Twins born with different skin tones
10-month-old twins Anaya and Myla were born with different skin tones, a one in a million occurrence
U.K.-based mum Hannah Yarker, 20, and partner Kyle, 24, have been the subject of growing fascination since their fraternal twin daughters were born.
10-month-old twins Anaya and Myla were born with different skin tones, something which is highly unlikely even for twins born of interracial parents.
“Kyle is mixed-race and I’m white, so from the word go, our friends joked: ‘What would you do if one came out dark and the other was fair,'” Hannah Yarker told the SWNS.com.
Despite this, Hannah told Metro that it still came as a surprise.
Fraternal twins are usually unidentical, as they inherit genes from different eggs. But since Anaya and Myla’s dad Kyle is mixed race, he carries the genes for both dark and light skin.

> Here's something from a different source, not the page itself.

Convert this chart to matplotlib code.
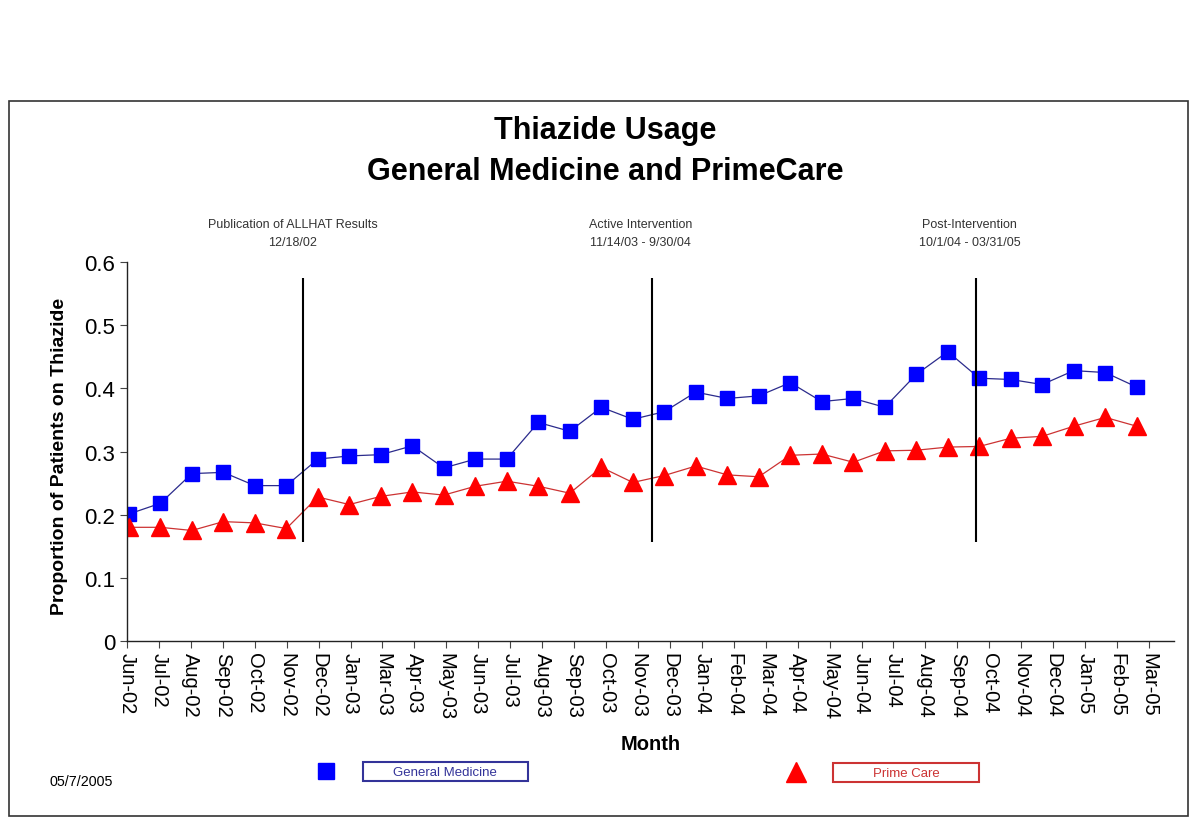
import numpy as np
import matplotlib
matplotlib.use("Agg")
import matplotlib.pyplot as plt
from matplotlib.patches import Rectangle
from matplotlib.lines import Line2D

plt.rcParams['font.family'] = ['Liberation Sans', 'DejaVu Sans']

months = ["Jun-02", "Jul-02", "Aug-02", "Sep-02", "Oct-02", "Nov-02", "Dec-02",
          "Jan-03", "Mar-03", "Apr-03", "May-03", "Jun-03", "Jul-03", "Aug-03",
          "Sep-03", "Oct-03", "Nov-03", "Dec-03", "Jan-04", "Feb-04", "Mar-04",
          "Apr-04", "May-04", "Jun-04", "Jul-04", "Aug-04", "Sep-04", "Oct-04",
          "Nov-04", "Dec-04", "Jan-05", "Feb-05", "Mar-05"]

general_medicine = [0.201, 0.218, 0.265, 0.267, 0.246, 0.246, 0.288, 0.293, 0.295,
                    0.309, 0.274, 0.288, 0.288, 0.346, 0.332, 0.370, 0.351, 0.363,
                    0.394, 0.384, 0.388, 0.409, 0.379, 0.384, 0.370, 0.422, 0.458,
                    0.416, 0.414, 0.406, 0.428, 0.425, 0.402]

prime_care = [0.180, 0.180, 0.175, 0.189, 0.187, 0.178, 0.228, 0.216, 0.229,
              0.236, 0.231, 0.245, 0.253, 0.245, 0.234, 0.275, 0.251, 0.262,
              0.277, 0.263, 0.260, 0.294, 0.296, 0.283, 0.301, 0.302, 0.307,
              0.308, 0.321, 0.324, 0.340, 0.354, 0.340]

# event markers (position in month index units) and their labels
events = [5.52, 16.6, 26.9]
event_labels = [("Publication of ALLHAT Results", "12/18/02"),
                ("Active Intervention", "11/14/03 - 9/30/04"),
                ("Post-Intervention", "10/1/04 - 03/31/05")]
event_text_x = [5.2, 16.25, 26.7]

fig = plt.figure(figsize=(12, 8.28), dpi=100)
ax = fig.add_axes([0.1058, 0.2246, 0.8722, 0.4578])

x = np.arange(len(months))
ax.plot(x, general_medicine, color="#2b2b8c", lw=0.9, marker="s", markersize=10,
        markerfacecolor="#0000ff", markeredgecolor="#0000ff")
ax.plot(x, prime_care, color="#cc3333", lw=0.9, marker="^", markersize=12.5,
        markerfacecolor="#ff0000", markeredgecolor="#ff0000")

ax.vlines(events, 0.157, 0.575, color="black", lw=1.5)
for ex, (l1, l2) in zip(event_text_x, event_labels):
    ax.text(ex, 0.660, l1, ha="center", va="center", fontsize=9, color="#333333")
    ax.text(ex, 0.631, l2, ha="center", va="center", fontsize=9, color="#333333")

ax.set_ylim(0, 0.6)
ax.set_xlim(-0.06, 33.17)
ax.set_yticks([0, 0.1, 0.2, 0.3, 0.4, 0.5, 0.6])
ax.set_yticklabels(["0", "0.1", "0.2", "0.3", "0.4", "0.5", "0.6"], fontsize=16)
ax.set_xticks(x * 1.014 - 0.06)
ax.set_xticklabels(months, rotation=-90, fontsize=14.5)
ax.tick_params(axis="both", direction="out", length=5, width=0.8, color="#444444")
ax.tick_params(axis="x", pad=3)
for s in ["top", "right"]:
    ax.spines[s].set_visible(False)
for s in ["left", "bottom"]:
    ax.spines[s].set_linewidth(1.0)
    ax.spines[s].set_color("#222222")

fig.text(60 / 1200, 1 - 456 / 828, "Proportion of Patients on Thiazide", rotation=90,
         ha="center", va="center", fontsize=14, fontweight="bold")
fig.text(651 / 1200, 1 - 745 / 828, "Month", ha="center", va="center",
         fontsize=14.5, fontweight="bold")

fig.text(605 / 1200, 1 - 131 / 828, "Thiazide Usage", ha="center", va="center",
         fontsize=22, fontweight="bold")
fig.text(605 / 1200, 1 - 172 / 828, "General Medicine and PrimeCare", ha="center",
         va="center", fontsize=22, fontweight="bold")

fig.text(50 / 1200, 1 - 782 / 828, "05/7/2005", ha="left", va="center", fontsize=10.3)

# legend drawn by hand
fig.add_artist(Line2D([326 / 1200], [1 - 772 / 828], marker="s", markersize=12,
                      color="#0000ff", transform=fig.transFigure))
fig.add_artist(Rectangle((363 / 1200, 1 - 782 / 828), 165 / 1200, 19 / 828,
                         transform=fig.transFigure, fill=False, ec="#333399", lw=1.5))
fig.text(445 / 1200, 1 - 773 / 828, "General Medicine", ha="center", va="center",
         fontsize=9.5, color="#333399")
fig.add_artist(Line2D([796 / 1200], [1 - 773 / 828], marker="^", markersize=14,
                      color="#ff0000", transform=fig.transFigure))
fig.add_artist(Rectangle((833 / 1200, 1 - 783 / 828), 146 / 1200, 19 / 828,
                         transform=fig.transFigure, fill=False, ec="#cc3333", lw=1.5))
fig.text(906 / 1200, 1 - 774 / 828, "Prime Care", ha="center", va="center",
         fontsize=9.5, color="#cc3333")

# outer frame
fig.add_artist(Rectangle((9 / 1200, 1 - 817 / 828), 1179 / 1200, 715 / 828,
                         transform=fig.transFigure, fill=False, ec="#333333", lw=1.2))

fig.savefig("out.png", dpi=100)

In utero, the two developed in separate amniotic sacs after two separate eggs were fertilized by two separate sperm.
When they were born, Anaya weighed 5lbs 9oz and Myla tipped the scales at 6lbs 5oz. They both had similar purple-toned skin which led Hannah to assume that both would take after their dad, Kyle.
But at about two weeks old, Hannah notes that it became clear that Anaya would take after her while Myla would look more like Kyle.
“Myla takes after her dad with dark skin, brown eyes and brunette locks,” shared Hannah. “Anaya is more of a mummy’s girl with a pale complexion, fair hair and light eyes.”
The two turns heads wherever they go. “I can’t walk down the aisle at the supermarket without getting stopped,” marvelled Hannah.
It’s gotten to the point where some people don’t believe they’re related.
But their differences don’t end with their skin tone. Their personalities could not even be further from each other. Anaya is more chill, while Myla is more energetic.
Hannah shared with Metro that while Myla likes to crawl, Anaya is more laidback.
The adorable twins will turn a year old in April 2016.
Kyle and Hannah, still in disbelief, told their family and friends, “We’ve got one of each.”